Evasion, euphemism, non sequitors are okay. Flat-out lying is not. If the ethics of lying don't bother you, be aware that if the new company finds out you lied, you run the risk of them firing you.
posted by Susan PG at 10:20 PM on June 2, 2014 [7 favorites]

You need to address it, and move on. "I was originally a contractor, when I was made permanant my duties changed and it turns out that it wasn't a good fit. What's really interesting to me about THIS position is..."

While being fired isn't the best of references to a new employer, it's not the end of the world. If pressed say, "It's the craziest thing, I was a receptionist, and we kept getting these awful harrassing telemarketing calls from Boratstan or someplace. They never had the name of anyone specific that they wanted to speak to, so, doing what I was hired to do, screening the calls, I thanked them for their interest and hung up. Apparently they called the CEO and complained, and they let me go. Had I known that the CEO wanted to talk to telemarketers, I'd have put the calls through. I guess that's something important for me to know about this job, does management want to talk to telemarketers?"

I'd even bring the letter and present it, "It sounds wacky, but here's the letter."

I've been fired, it's a blow to the ego, but I've always ended up better off in the end.

Good Luck!
posted by Ruthless Bunny at 6:40 AM on June 3, 2014 [2 favorites]
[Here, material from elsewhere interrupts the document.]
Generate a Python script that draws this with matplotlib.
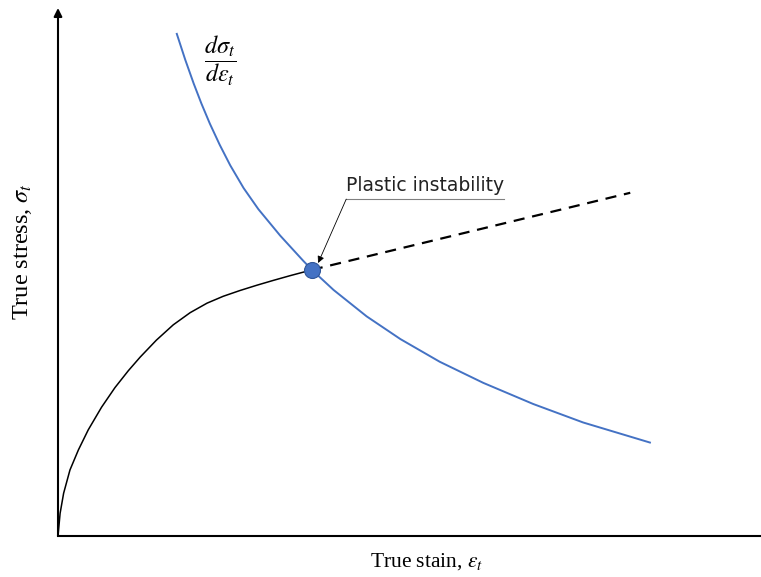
import matplotlib
matplotlib.use("Agg")
import matplotlib.pyplot as plt

# values (arbitrary units, strain 0-10, stress 0-10)
flow_strain = [0, 0.03, 0.08, 0.17, 0.29, 0.43, 0.62, 0.81, 1.00, 1.17, 1.40, 1.64,
               1.88, 2.12, 2.35, 2.59, 2.83, 3.06, 3.30, 3.61]
flow_stress = [0, 0.43, 0.81, 1.25, 1.63, 2.01, 2.44, 2.81, 3.13, 3.39, 3.71, 4.00,
               4.23, 4.41, 4.54, 4.65, 4.75, 4.84, 4.93, 5.04]

rate_strain = [1.69, 1.81, 1.93, 2.04, 2.16, 2.30, 2.45, 2.64, 2.85, 3.16, 3.49, 3.62,
               3.92, 4.39, 4.87, 5.43, 6.05, 6.76, 7.47, 8.42]
rate_stress = [9.51, 9.02, 8.57, 8.19, 7.81, 7.41, 7.02, 6.59, 6.19, 5.69, 5.21, 5.03,
               4.66, 4.16, 3.73, 3.30, 2.90, 2.50, 2.15, 1.77]

extrap_strain = [3.61, 8.14]
extrap_stress = [5.04, 6.50]

point = (3.61, 5.04)

blue = "#4472C4"

fig = plt.figure(figsize=(7.61, 5.77), dpi=100)
ax = fig.add_axes([58 / 761, 41 / 577, 703 / 761, 528 / 577])
ax.set_xlim(0, 10)
ax.set_ylim(0, 10)
for s in ax.spines.values():
    s.set_visible(False)
ax.set_xticks([])
ax.set_yticks([])

# axes: plain x axis, y axis with arrow head
ax.plot([0, 1], [0, 0], transform=ax.transAxes, color="black", lw=1.5, clip_on=False)
ax.annotate("", xy=(0, 1), xytext=(0, 0), xycoords="axes fraction",
            arrowprops=dict(arrowstyle="-|>", color="black", lw=1.5,
                            mutation_scale=12, shrinkA=0, shrinkB=0))

ax.plot(flow_strain, flow_stress, color="black", lw=1.1)
ax.plot(extrap_strain, extrap_stress, color="black", lw=1.6, ls=(0, (5, 3.5)))
ax.plot(rate_strain, rate_stress, color=blue, lw=1.4)
ax.plot(*point, "o", ms=11.5, color=blue, mec="#2F5597", mew=0.8, zorder=5)

# annotation
ax.plot([4.10, 6.34], [6.38, 6.38], color="#808080", lw=0.8)
ax.annotate("", xy=(3.70, 5.17), xytext=(4.10, 6.38),
            arrowprops=dict(arrowstyle="-|>", color="black", lw=0.6,
                            mutation_scale=10, shrinkA=0, shrinkB=0))
ax.text(5.22, 6.45, "Plastic instability", ha="center", va="bottom",
        fontsize=13.5, family="DejaVu Sans", color="#222222")

plt.rcParams["mathtext.fontset"] = "stix"
ax.text(2.30, 9.0, r"$\dfrac{d\sigma_t}{d\varepsilon_t}$", ha="center", va="center",
        fontsize=17.5)

fig.text(427 / 761, 1 - 562 / 577, r"True stain, $\varepsilon_t$", ha="center", va="center",
         fontsize=15.5, family="Liberation Serif")
fig.text(22 / 761, 1 - 252 / 577, r"True stress, $\sigma_t$", ha="center", va="center",
         rotation=90, fontsize=17.5, family="Liberation Serif")

fig.savefig("out.png", dpi=100)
I've always deflected the question with the answer "they're a great company, but it wasn't the right fit for me".

I think one way to seem less vague while still dodging the question is to use it as a transition into talking about what you like about the position you are applying for. Such as "Old Company was a great company, but with such and such responsibilities at my previous position I felt that there were better opportunities out there. For instance this position at New Company would give me a chance to use such and such skills which I am really excited about..." and go on from there.